I'm trying to learn about solving equation systems using the Gauss-Jordan method. So, you have to convert the equation system to a matrix, and then reduce it to the identity. When you transform it to the augmented matrix, it is pretty easy to find the solutions by going backwards...
- Can all equation systems be reduced to the identity matrix? If not, how do you determine whether you can or not?
And, as a side note:
- From my course, it would seem like this is pretty much a "lightbulb" technique. You literally stare at the matrix and suddenly it occurs to you how to proceed. Is that correct? Is there really no standard?
Not all systems of linear equations can be reduced to the identity matrix. A (square) matrix can only be reduced to the identity if the matrix is invertible (i.e., has an inverse). There are many ways to check if a matrix is invertible; some ways include checking if the determinant is non-zero, or if for an $n\times n$ matrix, the rank is $n$.
I wouldn't really say the Gauss-Jordan algorithm is a "lightbulb" technique. It's an algorithm, so you just keep repeating it until the matrix is in (Reduced) Row Echelon Form.
Given for example, \begin{bmatrix} 2&4&2\\ 0&2&3\\ 3&2&1 \end{bmatrix} You start with the $a_{11}=2$ and make it $1$ by multiplying the first row by $\frac{1}{2}$.

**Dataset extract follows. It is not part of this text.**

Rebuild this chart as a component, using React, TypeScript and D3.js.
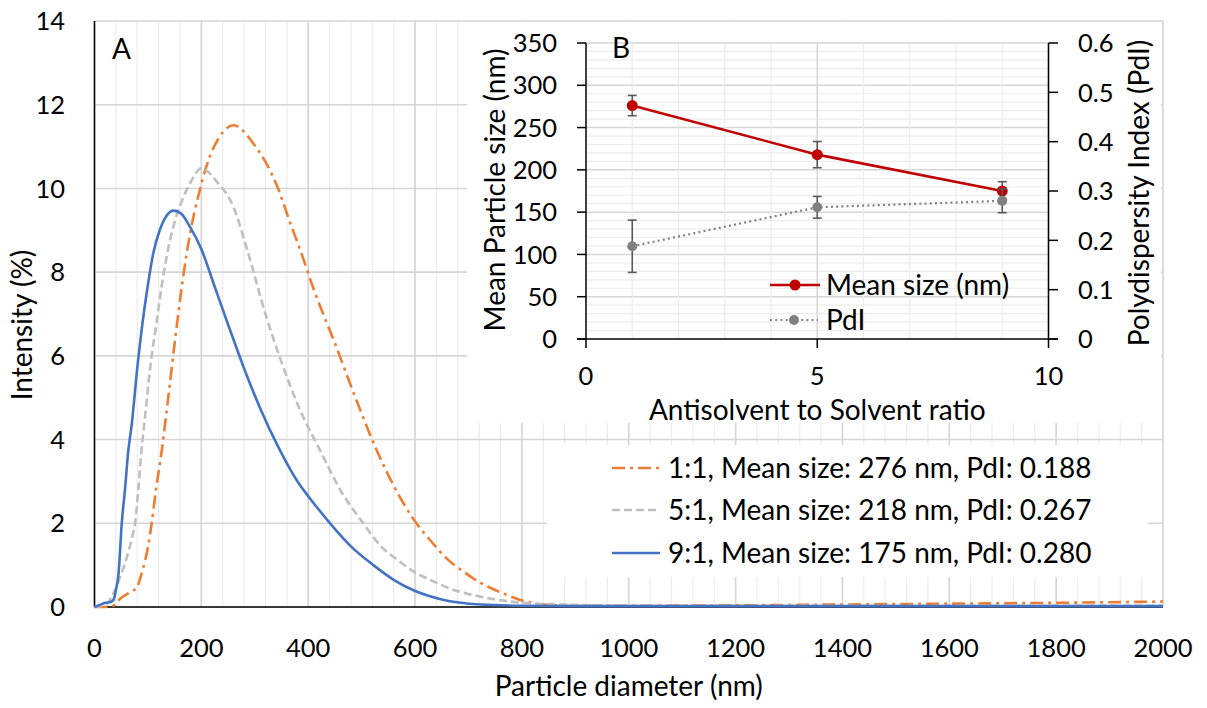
import React from 'react';
import * as d3 from 'd3';

// ---------- Panel A: DLS intensity distributions ----------
const diam11 = [0, 20, 35, 48, 60, 70, 79, 87, 95, 101, 107, 115, 126, 138, 151, 165, 179, 194, 210, 235, 260, 297, 341, 369, 384, 410, 450, 490, 528, 560, 597, 628, 660, 690, 722, 760, 797, 847, 900, 1000, 1200, 1400, 1600, 1800, 2000];
const int11 = [0, 0, 0.03, 0.2, 0.3, 0.38, 0.45, 0.75, 1.12, 1.5, 2.0, 2.8, 3.75, 5.0, 6.4, 7.8, 8.93, 9.8, 10.55, 11.25, 11.51, 11.08, 10.08, 9.08, 8.57, 7.6, 6.3, 4.95, 3.75, 2.9, 2.1, 1.6, 1.15, 0.85, 0.58, 0.35, 0.17, 0.05, 0.03, 0.03, 0.04, 0.06, 0.08, 0.1, 0.13];

const diam51 = [0, 15, 25, 32, 40, 48, 56, 64, 70, 76, 82, 88, 95, 105, 115, 125, 138, 150, 165, 180, 200, 229, 260, 285, 320, 350, 385, 422, 460, 503, 534, 570, 597, 628, 670, 722, 802, 900, 1000, 1200, 1400, 1600, 1800, 2000];
const int51 = [0, 0.03, 0.1, 0.25, 0.45, 0.72, 1.0, 1.35, 1.65, 2.0, 2.8, 3.75, 4.6, 5.8, 6.7, 7.6, 8.57, 9.2, 9.75, 10.15, 10.48, 10.16, 9.56, 8.57, 7.0, 5.85, 4.7, 3.75, 2.8, 2.0, 1.48, 1.1, 0.85, 0.65, 0.42, 0.25, 0.1, 0.05, 0.03, 0.03, 0.03, 0.03, 0.03, 0.03];

const diam91 = [0, 10, 20, 30, 36, 40, 45, 51, 57, 63, 70, 80, 90, 100, 110, 122, 135, 148, 162, 178, 200, 225, 250, 280, 310, 347, 380, 403, 441, 480, 522, 560, 597, 650, 722, 800, 900, 1000, 1200, 1400, 1600, 1800, 2000];
const int91 = [0, 0.05, 0.1, 0.12, 0.18, 0.4, 0.8, 2.0, 2.8, 3.7, 4.4, 5.7, 6.8, 7.7, 8.45, 9.0, 9.35, 9.47, 9.4, 9.1, 8.55, 7.65, 6.75, 5.7, 4.75, 3.75, 3.0, 2.6, 2.0, 1.45, 1.0, 0.65, 0.4, 0.18, 0.06, 0.03, 0.02, 0.02, 0.02, 0.02, 0.02, 0.02, 0.02];

const legendA = [
  '1:1, Mean size: 276 nm, PdI: 0.188',
  '5:1, Mean size: 218 nm, PdI: 0.267',
  '9:1, Mean size: 175 nm, PdI: 0.280',
];
const xTicksA = [0, 200, 400, 600, 800, 1000, 1200, 1400, 1600, 1800, 2000];
const yTicksA = [0, 2, 4, 6, 8, 10, 12, 14];

// ---------- Panel B: inset ----------
const ratios = [1, 5, 9];
const meanSize = [276, 218, 175];
const meanSizeErr = [12, 15.5, 11];
const pdi = [0.188, 0.267, 0.28];
const pdiErr = [0.053, 0.022, 0.024];
const xTicksB = [0, 5, 10];
const yTicksBLeft = [0, 50, 100, 150, 200, 250, 300, 350];
const yTicksBRight = [0, 0.1, 0.2, 0.3, 0.4, 0.5, 0.6];

const FONT = "Lato, 'Open Sans', sans-serif";
const NUM = 25.5; // tick numbers
const TXT = 28; // titles / legends

export default function App() {
  const x = d3.scaleLinear().domain([0, 2000]).range([94.5, 1163]);
  const y = d3.scaleLinear().domain([0, 14]).range([607, 21]);

  const mk = (ds: number[], vs: number[]) =>
    d3
      .line<number>()
      .x((_, i) => x(ds[i]))
      .y((v) => y(v))
      .curve(d3.curveMonotoneX)(vs) as string;

  const xi = d3.scaleLinear().domain([0, 10]).range([586, 1048.5]);
  const yl = d3.scaleLinear().domain([0, 350]).range([339, 43]);
  const yr = d3.scaleLinear().domain([0, 0.6]).range([339, 43]);

  const sizeLine = d3
    .line<number>()
    .x((_, i) => xi(ratios[i]))
    .y((v) => yl(v))(meanSize) as string;
  const pdiLine = d3
    .line<number>()
    .x((_, i) => xi(ratios[i]))
    .y((v) => yr(v))(pdi) as string;

  const minorX = d3.range(0, 2001, 40);
  const minorXi = d3.range(1, 11, 1);
  const minorYi = d3.range(10, 351, 10);

  const series = [
    { d: diam11, v: int11, color: '#ed7d31', dash: '13 5 3 5' },
    { d: diam51, v: int51, color: '#bfbfbf', dash: '8 4' },
    { d: diam91, v: int91, color: '#4472c4', dash: undefined },
  ];

  const legY = [468, 510, 553];

  return (
    <svg
      width={1207}
      height={708}
      style={{ position: 'absolute', left: 0, top: 0, background: '#fff' }}
      fontFamily={FONT}
      fontSize={TXT}
      fill="#000"
    >
      <rect x={0} y={0} width={1207} height={708} fill="#fff" />
      {/* Panel A gridlines */}
      {minorX.map((t) => (
        <line key={'mx' + t} x1={x(t)} x2={x(t)} y1={y(14)} y2={y(0)} stroke="#ececec" strokeWidth={1.2} />
      ))}
      {xTicksA.map((t) => (
        <line key={'gx' + t} x1={x(t)} x2={x(t)} y1={y(14)} y2={y(0)} stroke="#d6d6d6" strokeWidth={1.6} />
      ))}
      {yTicksA.map((t) => (
        <line key={'gy' + t} x1={x(0)} x2={x(2000)} y1={y(t)} y2={y(t)} stroke="#d6d6d6" strokeWidth={1.6} />
      ))}
      {/* axes */}
      <line x1={x(0)} x2={x(2000)} y1={y(0)} y2={y(0)} stroke="#000" strokeWidth={1.5} />
      <line x1={x(0)} x2={x(0)} y1={y(0)} y2={y(14)} stroke="#000" strokeWidth={1.5} />
      {/* curves */}
      {series.map((s, i) => (
        <path key={'s' + i} d={mk(s.d, s.v)} fill="none" stroke={s.color} strokeWidth={2.6} strokeDasharray={s.dash} />
      ))}
      {/* tick labels */}
      {yTicksA.map((t) => (
        <text key={'yl' + t} x={65} y={y(t)} dy="0.36em" textAnchor="end" fontSize={NUM}>
          {t}
        </text>
      ))}
      {xTicksA.map((t) => (
        <text key={'xl' + t} x={x(t)} y={657} textAnchor="middle" fontSize={NUM}>
          {t}
        </text>
      ))}
      <text x={(x(0) + x(2000)) / 2} y={696} textAnchor="middle">Particle diameter (nm)</text>
      <text transform={`translate(32,${325}) rotate(-90)`} textAnchor="middle">Intensity (%)</text>
      <text x={112} y={59}>A</text>

      {/* Legend A */}
      <rect x={547} y={445} width={601} height={132} fill="#fff" />
      {series.map((s, i) => (
        <g key={'lg' + i}>
          <line x1={612} x2={660} y1={legY[i]} y2={legY[i]} stroke={s.color} strokeWidth={2.6} strokeDasharray={s.dash} />
          <text x={668} y={legY[i]} dy="0.36em">{legendA[i]}</text>
        </g>
      ))}

      {/* Inset B */}
      <rect x={467} y={22} width={694} height={401} fill="#fff" />
      {minorYi.map((t) => (
        <line key={'iy' + t} x1={xi(0)} x2={xi(10)} y1={yl(t)} y2={yl(t)} stroke={t % 50 === 0 ? '#d6d6d6' : '#ececec'} strokeWidth={t % 50 === 0 ? 1.5 : 1.2} />
      ))}
      {minorXi.map((t) => (
        <line key={'ix' + t} x1={xi(t)} x2={xi(t)} y1={yl(0)} y2={yl(350)} stroke={t % 5 === 0 ? '#d6d6d6' : '#ececec'} strokeWidth={t % 5 === 0 ? 1.5 : 1.2} />
      ))}
      {/* inset axes */}
      <line x1={xi(0)} x2={xi(0)} y1={yl(0)} y2={yl(350)} stroke="#000" strokeWidth={1.5} />
      <line x1={xi(10)} x2={xi(10)} y1={yl(0)} y2={yl(350)} stroke="#000" strokeWidth={1.5} />
      <line x1={577} x2={1058} y1={yl(0)} y2={yl(0)} stroke="#000" strokeWidth={1.5} />
      {yTicksBLeft.map((t) => (
        <g key={'bl' + t}>
          <line x1={577} x2={xi(0)} y1={yl(t)} y2={yl(t)} stroke="#000" strokeWidth={1.5} />
          <text x={557} y={yl(t)} dy="0.36em" textAnchor="end" fontSize={NUM}>{t}</text>
        </g>
      ))}
      {yTicksBRight.map((t) => (
        <g key={'br' + t}>
          <line x1={xi(10)} x2={1058} y1={yr(t)} y2={yr(t)} stroke="#000" strokeWidth={1.5} />
          <text x={1078} y={yr(t)} dy="0.36em" fontSize={NUM}>{t}</text>
        </g>
      ))}
      {xTicksB.map((t) => (
        <g key={'bx' + t}>
          <line x1={xi(t)} x2={xi(t)} y1={yl(0)} y2={yl(0) + 9} stroke="#000" strokeWidth={1.5} />
          <text x={xi(t)} y={385} textAnchor="middle" fontSize={NUM}>{t}</text>
        </g>
      ))}
      <text x={xi(5)} y={420} textAnchor="middle">Antisolvent to Solvent ratio</text>
      <text transform={`translate(505,190) rotate(-90)`} textAnchor="middle">Mean Particle size (nm)</text>
      <text transform={`translate(1149,193) rotate(-90)`} textAnchor="middle">Polydispersity Index (PdI)</text>
      <text x={612} y={58}>B</text>

      {/* Mean size series */}
      <path d={sizeLine} fill="none" stroke="#c00000" strokeWidth={2.6} />
      {ratios.map((r, i) => (
        <g key={'es' + i} stroke="#595959" strokeWidth={1.6}>
          <line x1={xi(r)} x2={xi(r)} y1={yl(meanSize[i] - meanSizeErr[i])} y2={yl(meanSize[i] + meanSizeErr[i])} />
          <line x1={xi(r) - 4.5} x2={xi(r) + 4.5} y1={yl(meanSize[i] - meanSizeErr[i])} y2={yl(meanSize[i] - meanSizeErr[i])} />
          <line x1={xi(r) - 4.5} x2={xi(r) + 4.5} y1={yl(meanSize[i] + meanSizeErr[i])} y2={yl(meanSize[i] + meanSizeErr[i])} />
        </g>
      ))}
      {ratios.map((r, i) => (
        <circle key={'ms' + i} cx={xi(r)} cy={yl(meanSize[i])} r={5.5} fill="#c00000" />
      ))}
      {/* PdI series */}
      <path d={pdiLine} fill="none" stroke="#808080" strokeWidth={2.2} strokeDasharray="2 3.2" />
      {ratios.map((r, i) => (
        <g key={'ep' + i} stroke="#595959" strokeWidth={1.6}>
          <line x1={xi(r)} x2={xi(r)} y1={yr(pdi[i] - pdiErr[i])} y2={yr(pdi[i] + pdiErr[i])} />
          <line x1={xi(r) - 4.5} x2={xi(r) + 4.5} y1={yr(pdi[i] - pdiErr[i])} y2={yr(pdi[i] - pdiErr[i])} />
          <line x1={xi(r) - 4.5} x2={xi(r) + 4.5} y1={yr(pdi[i] + pdiErr[i])} y2={yr(pdi[i] + pdiErr[i])} />
        </g>
      ))}
      {ratios.map((r, i) => (
        <circle key={'mp' + i} cx={xi(r)} cy={yr(pdi[i])} r={5} fill="#808080" />
      ))}
      {/* Inset legend */}
      <line x1={770} x2={820} y1={285} y2={285} stroke="#c00000" strokeWidth={2.6} />
      <circle cx={795} cy={285} r={5.5} fill="#c00000" />
      <text x={826} y={285} dy="0.36em">Mean size (nm)</text>
      <line x1={770} x2={818} y1={320} y2={320} stroke="#808080" strokeWidth={2.2} strokeDasharray="2 3.2" />
      <circle cx={794} cy={320} r={5} fill="#808080" />
      <text x={826} y={320} dy="0.36em">PdI</text>
    </svg>
  );
}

$\to \begin{bmatrix} 1&2&1\\ 0&2&3\\ 3&2&1 \end{bmatrix}$
Then you want to make sure $a_{21}=0$. It is already $0$, so we are in luck. So let's move on. We want $a_{31}=1$ next; it's a $3$, so let's multiply row $1$ by $3$ and subtract row $3$.
$\to \begin{bmatrix} 1&2&1\\0&2&3\\0&4&2 \end{bmatrix}$.
Then you want to make $a_{22}=1$ by multiplying row $2$ by $\frac{1}{2}$. And you continue this procedure.
Essentially, you multiply the row by some constant in order to make the term you want into a $1$, and then multiply that $1$ by some constant and add or subtract some row until the numbers below and above it are $0$, just like how we did it for the first column.